Wed 30 Apr 2003
sewing machines and anger
Posted by Ivory under Everyday
No Comments
okay, first off, i want to say tonight i am getting pizza. because i WANT IT. actually, i may go home and get a pizza right now….
also, i got my sewing machine last night. yay! i got it for 70 some dollors total, when it should be almost $140. whoa i am good. i have to go get sewing needles today, but the machine works fine, and i even have a warranty, just in case i break it. woo for not having to sew by hand!
and not for the disclaimer. what you just read, that is the good, nice part of my post, and if you are anti hearing me bitch, you should turn back now. your welcome.
so anyways, i am convinced i have a sticker on my back that says “hi, i’m an idiot, treat me as such!” because today people for some reason have just decided that i am retarded. 3 different times today people have attempted to make me feel 6, by explaining SIMPLE things to me, because i apperantly look like i DON’T know how to shelve books (this from a patron, when i am wearing my library ID, SHELVING BOOKS), what cinco de mayo is (ITS MY FREEKIN BIRTHDAY PEOPLE, i figure i’d know by now, 20 years of sharing a day with it), and how to log on to the computers in the computer lab. And it’s be one thing if i played along, saying “oh, so thats how you do it!” but no. at the beginning of each conversation i say “i know.” and they have all just gave me a “yeah, i’m sure you think you do honey, but i am obviously much smarter than you, and think i will show you anyways” smile, and went right on explaining this or that, while i say “i know, i have worked here for quite a while” or “i know, it’s my birthday” or “i know, i have come to this computer lab 2895629752946 times this year.” oooo they are lucky i am to tired to really yell at them. grrrr.

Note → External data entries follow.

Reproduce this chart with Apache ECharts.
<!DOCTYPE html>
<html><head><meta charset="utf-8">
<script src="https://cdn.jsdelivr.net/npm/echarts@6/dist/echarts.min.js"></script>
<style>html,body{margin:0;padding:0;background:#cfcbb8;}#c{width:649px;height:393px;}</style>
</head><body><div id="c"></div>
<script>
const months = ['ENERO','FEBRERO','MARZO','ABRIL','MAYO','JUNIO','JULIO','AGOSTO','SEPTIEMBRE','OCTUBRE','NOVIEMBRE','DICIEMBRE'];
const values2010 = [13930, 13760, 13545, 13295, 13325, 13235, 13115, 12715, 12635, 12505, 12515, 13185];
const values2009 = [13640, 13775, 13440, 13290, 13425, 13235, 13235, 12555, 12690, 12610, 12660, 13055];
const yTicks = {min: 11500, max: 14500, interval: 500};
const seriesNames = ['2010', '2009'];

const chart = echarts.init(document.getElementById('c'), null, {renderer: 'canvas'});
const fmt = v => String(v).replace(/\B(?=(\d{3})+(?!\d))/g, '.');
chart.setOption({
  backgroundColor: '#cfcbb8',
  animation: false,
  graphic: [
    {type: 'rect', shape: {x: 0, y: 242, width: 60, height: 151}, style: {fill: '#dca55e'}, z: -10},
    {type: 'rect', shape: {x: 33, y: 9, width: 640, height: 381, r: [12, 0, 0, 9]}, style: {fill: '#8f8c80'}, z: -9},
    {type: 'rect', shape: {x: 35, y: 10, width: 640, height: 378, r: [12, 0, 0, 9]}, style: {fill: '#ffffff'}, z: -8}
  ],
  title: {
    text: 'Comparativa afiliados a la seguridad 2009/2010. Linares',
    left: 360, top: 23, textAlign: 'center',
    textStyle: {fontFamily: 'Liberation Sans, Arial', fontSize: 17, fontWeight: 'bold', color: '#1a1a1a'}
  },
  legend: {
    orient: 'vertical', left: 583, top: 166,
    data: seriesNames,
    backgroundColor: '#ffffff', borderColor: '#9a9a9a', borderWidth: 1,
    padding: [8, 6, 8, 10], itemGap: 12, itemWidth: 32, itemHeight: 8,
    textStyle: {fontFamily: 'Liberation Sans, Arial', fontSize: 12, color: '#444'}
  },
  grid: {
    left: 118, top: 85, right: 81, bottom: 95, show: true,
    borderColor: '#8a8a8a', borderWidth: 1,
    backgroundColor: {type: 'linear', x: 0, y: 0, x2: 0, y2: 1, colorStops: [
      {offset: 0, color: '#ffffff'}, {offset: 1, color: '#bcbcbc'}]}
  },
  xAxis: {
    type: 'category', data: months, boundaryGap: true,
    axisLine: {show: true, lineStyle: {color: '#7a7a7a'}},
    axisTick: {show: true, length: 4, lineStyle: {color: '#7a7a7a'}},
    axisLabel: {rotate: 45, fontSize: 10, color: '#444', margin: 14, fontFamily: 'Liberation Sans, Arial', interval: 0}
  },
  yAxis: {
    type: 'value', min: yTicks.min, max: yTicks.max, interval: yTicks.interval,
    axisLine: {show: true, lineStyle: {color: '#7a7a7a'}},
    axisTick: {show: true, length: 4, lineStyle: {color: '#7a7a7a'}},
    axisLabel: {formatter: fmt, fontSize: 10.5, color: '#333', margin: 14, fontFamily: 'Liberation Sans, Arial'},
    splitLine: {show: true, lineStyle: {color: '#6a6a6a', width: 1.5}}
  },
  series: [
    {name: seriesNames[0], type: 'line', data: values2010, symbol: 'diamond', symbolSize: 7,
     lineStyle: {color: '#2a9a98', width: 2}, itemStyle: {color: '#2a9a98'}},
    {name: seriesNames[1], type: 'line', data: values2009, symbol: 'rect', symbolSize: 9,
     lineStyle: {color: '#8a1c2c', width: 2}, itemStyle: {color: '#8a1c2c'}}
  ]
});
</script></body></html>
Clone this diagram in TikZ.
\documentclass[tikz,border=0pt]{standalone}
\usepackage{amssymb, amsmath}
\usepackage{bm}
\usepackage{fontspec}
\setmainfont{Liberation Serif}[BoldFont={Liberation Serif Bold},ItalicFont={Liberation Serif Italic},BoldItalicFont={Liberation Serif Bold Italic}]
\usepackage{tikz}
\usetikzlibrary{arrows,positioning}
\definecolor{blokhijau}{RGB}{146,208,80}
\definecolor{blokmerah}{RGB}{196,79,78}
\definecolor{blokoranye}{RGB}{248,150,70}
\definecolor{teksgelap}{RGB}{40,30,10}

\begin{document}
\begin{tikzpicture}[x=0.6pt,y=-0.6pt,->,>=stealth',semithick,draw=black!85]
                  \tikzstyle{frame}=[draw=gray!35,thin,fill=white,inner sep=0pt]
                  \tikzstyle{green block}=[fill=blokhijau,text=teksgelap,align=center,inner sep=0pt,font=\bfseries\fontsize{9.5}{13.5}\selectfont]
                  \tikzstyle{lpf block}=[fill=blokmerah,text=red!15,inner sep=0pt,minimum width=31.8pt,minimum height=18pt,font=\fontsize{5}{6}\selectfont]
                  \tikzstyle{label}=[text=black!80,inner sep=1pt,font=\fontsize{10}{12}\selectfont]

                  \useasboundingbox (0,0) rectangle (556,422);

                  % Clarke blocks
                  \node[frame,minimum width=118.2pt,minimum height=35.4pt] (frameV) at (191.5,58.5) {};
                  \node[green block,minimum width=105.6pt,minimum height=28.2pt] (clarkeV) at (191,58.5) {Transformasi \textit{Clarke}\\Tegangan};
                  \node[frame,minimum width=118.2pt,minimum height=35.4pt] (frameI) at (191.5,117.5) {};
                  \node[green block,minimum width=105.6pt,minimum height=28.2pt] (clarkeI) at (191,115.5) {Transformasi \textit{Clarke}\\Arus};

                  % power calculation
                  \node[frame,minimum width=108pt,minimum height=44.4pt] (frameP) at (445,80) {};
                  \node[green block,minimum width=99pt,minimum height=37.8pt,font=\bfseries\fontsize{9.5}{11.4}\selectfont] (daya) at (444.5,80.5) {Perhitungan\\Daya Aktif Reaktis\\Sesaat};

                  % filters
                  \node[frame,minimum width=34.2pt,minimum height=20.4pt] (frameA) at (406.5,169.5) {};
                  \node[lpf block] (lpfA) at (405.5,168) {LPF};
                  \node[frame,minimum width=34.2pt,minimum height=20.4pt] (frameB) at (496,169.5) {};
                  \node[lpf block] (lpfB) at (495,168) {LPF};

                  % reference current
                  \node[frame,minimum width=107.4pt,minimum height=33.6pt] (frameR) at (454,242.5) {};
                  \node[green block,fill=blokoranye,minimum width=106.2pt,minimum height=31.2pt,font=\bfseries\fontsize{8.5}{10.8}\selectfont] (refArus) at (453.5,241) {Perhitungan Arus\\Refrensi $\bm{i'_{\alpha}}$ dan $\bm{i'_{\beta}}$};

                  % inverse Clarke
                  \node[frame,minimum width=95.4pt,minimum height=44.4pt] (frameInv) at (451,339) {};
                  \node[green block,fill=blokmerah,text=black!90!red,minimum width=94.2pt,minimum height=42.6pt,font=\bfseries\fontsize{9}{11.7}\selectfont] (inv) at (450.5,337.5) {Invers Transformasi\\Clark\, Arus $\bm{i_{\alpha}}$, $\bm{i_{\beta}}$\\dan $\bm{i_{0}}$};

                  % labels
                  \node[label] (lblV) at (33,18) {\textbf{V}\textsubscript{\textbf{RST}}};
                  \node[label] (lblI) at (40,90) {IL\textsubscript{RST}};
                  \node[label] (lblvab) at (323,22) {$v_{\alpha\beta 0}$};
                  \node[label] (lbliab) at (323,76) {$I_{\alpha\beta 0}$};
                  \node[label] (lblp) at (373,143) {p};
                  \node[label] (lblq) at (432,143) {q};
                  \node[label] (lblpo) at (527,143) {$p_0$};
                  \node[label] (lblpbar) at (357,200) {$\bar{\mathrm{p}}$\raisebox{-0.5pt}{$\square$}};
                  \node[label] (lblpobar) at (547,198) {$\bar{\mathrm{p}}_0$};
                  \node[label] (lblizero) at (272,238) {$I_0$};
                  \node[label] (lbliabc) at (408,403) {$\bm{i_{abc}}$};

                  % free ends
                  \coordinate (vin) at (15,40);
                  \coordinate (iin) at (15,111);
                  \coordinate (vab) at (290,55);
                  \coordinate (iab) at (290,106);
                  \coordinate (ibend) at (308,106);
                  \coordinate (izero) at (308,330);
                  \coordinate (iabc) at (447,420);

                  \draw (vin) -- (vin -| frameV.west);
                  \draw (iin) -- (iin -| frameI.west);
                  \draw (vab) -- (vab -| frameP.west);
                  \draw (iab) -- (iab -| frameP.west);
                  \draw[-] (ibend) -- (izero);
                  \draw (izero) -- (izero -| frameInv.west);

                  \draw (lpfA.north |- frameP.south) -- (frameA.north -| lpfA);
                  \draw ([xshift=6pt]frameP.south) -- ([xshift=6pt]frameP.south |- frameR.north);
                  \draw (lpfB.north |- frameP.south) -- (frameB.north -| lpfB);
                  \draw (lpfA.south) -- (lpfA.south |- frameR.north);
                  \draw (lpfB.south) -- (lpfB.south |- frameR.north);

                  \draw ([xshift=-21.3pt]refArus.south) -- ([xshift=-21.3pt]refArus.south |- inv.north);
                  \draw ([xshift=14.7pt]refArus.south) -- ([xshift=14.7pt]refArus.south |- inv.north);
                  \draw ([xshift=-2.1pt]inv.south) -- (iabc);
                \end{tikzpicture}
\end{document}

maybe it’s just pms. damn i hate being a girl. PLUS! oh oh oh! i HATE cheney, and all the RAPES. it makes me SO ANGRY, and SO SCARED, when this (http://www.spokesmanreview.com/news-story.asp?date=042903&ID=s1343047) happens a block from my house. and girls get gang raped in the park that is basicly my lawn. and girls get assaulted walking at night. i was so angry last night, because women have to worry about this kind of SHIT. SO FUCKING ANGRY. and if you are a guy, i know you can sympathize, but you can not know the kind of fear that wemon have to live with when there are MILLIONS of men out there just waiting to find one of us alone somewhere, so they can kidnap us, keep us in their basement and RAPE US. you can’t know how i feel when i am walking home after work, and i pass the park bathroom where the girl was gang raped while the guys friends sat in the truck and CHEERED, and i see a shadow, and RUN because i don’t know if it’s just a cat.
i’m going home, eating pizza, and trying not to be so angry.